> _WORKING DATA_:
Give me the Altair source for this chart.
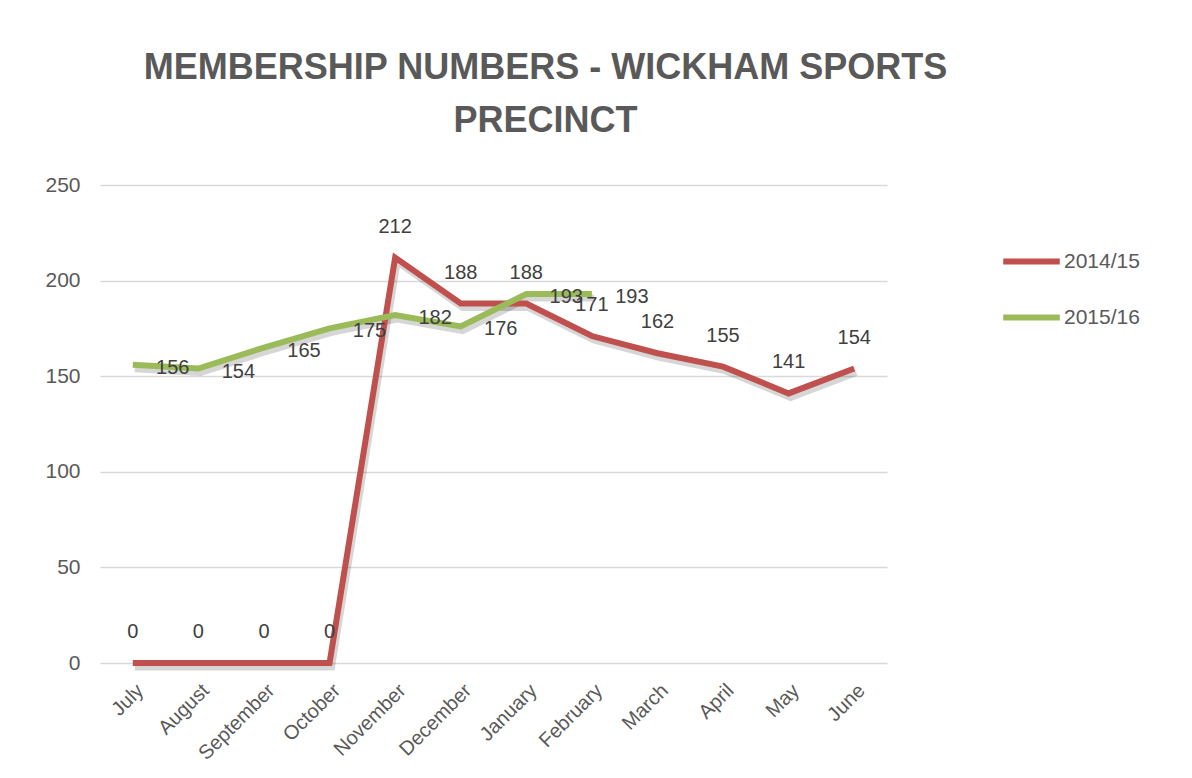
import altair as alt
import pandas as pd

months = ["July", "August", "September", "October", "November", "December",
          "January", "February", "March", "April", "May", "June"]
series_names = ["2014/15", "2015/16"]
values_2014 = [0, 0, 0, 0, 212, 188, 188, 171, 162, 155, 141, 154]
values_2015 = [156, 154, 165, 175, 182, 176, 193, 193]
y_ticks = [0, 50, 100, 150, 200, 250]
colors = ["#C0504D", "#9BBB59"]

rows = []
for m, v in zip(months, values_2014):
    rows.append({"Month": m, "Members": v, "Season": series_names[0]})
for m, v in zip(months, values_2015):
    rows.append({"Month": m, "Members": v, "Season": series_names[1]})
df = pd.DataFrame(rows)

FONT = "Liberation Sans"

x_enc = alt.X("Month:N", sort=months, title=None,
              scale=alt.Scale(paddingInner=0, paddingOuter=0.5),
              axis=alt.Axis(labelAngle=-45, labelFontSize=20, labelColor="#595959",
                            labelFont=FONT, domain=False, ticks=False,
                            labelPadding=17, grid=False))
y_enc = alt.Y("Members:Q", title=None,
              scale=alt.Scale(domain=[0, 250]),
              axis=alt.Axis(values=y_ticks, labelFontSize=21, labelColor="#595959",
                            labelFont=FONT, domain=False, ticks=False,
                            labelPadding=20, grid=True, gridColor="#D9D9D9",
                            gridWidth=1.5))
color_enc = alt.Color("Season:N", scale=alt.Scale(domain=series_names, range=colors),
                      legend=alt.Legend(title=None, orient="none", legendX=900, legendY=45,
                                        symbolType="stroke", symbolSize=3200,
                                        symbolStrokeWidth=6, labelFontSize=21,
                                        labelColor="#595959", labelFont=FONT,
                                        rowPadding=12, labelOffset=1))

base = alt.Chart(df)

shadow = base.mark_line(strokeWidth=7, color="#000000", opacity=0.16, yOffset=4, xOffset=2,
                        strokeJoin="miter").encode(
    x=x_enc, y=y_enc, detail="Season:N")
lines = base.mark_line(strokeWidth=6, strokeJoin="miter").encode(
    x=x_enc, y=y_enc, color=color_enc)

red_labels = base.transform_filter(alt.datum.Season == series_names[0]).mark_text(
    dy=-31, fontSize=20, color="#404040", font=FONT).encode(
    x=x_enc, y=y_enc, text="Members:Q")
green_labels = base.transform_filter(alt.datum.Season == series_names[1]).mark_text(
    dx=40, dy=3, fontSize=20, color="#404040", font=FONT).encode(
    x=x_enc, y=y_enc, text="Members:Q")

chart = alt.layer(shadow, lines, red_labels, green_labels).properties(
    width=787, height=478,
    background="white",
    title=alt.TitleParams(["MEMBERSHIP NUMBERS - WICKHAM SPORTS", "PRECINCT"],
                          fontSize=36, font=FONT, fontWeight="bold",
                          color="#595959", lineHeight=53, anchor="middle", dx=52,
                          offset=34),
    autosize=alt.AutoSizeParams(type="none"),
    padding={"left": 92, "top": 177, "right": 297, "bottom": 100},
).configure_view(stroke=None)

chart.save("out.html", embed_options={"renderer": "svg", "actions": False})
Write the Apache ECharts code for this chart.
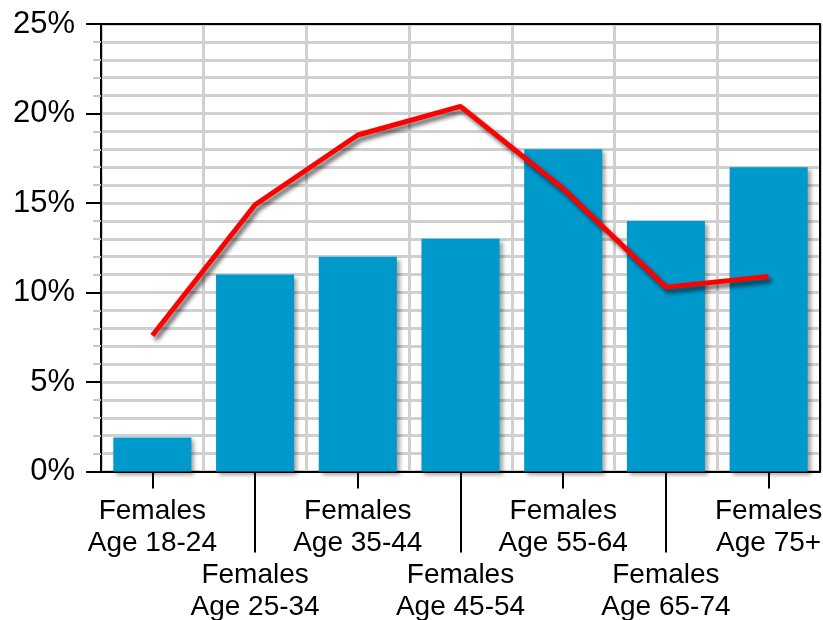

> _WHAT THE TASK REQUIRES_:
Find every line in the listing that holds the string "this", then say how many there are as a bare number.

> _EXERCISE SOLUTION_:
2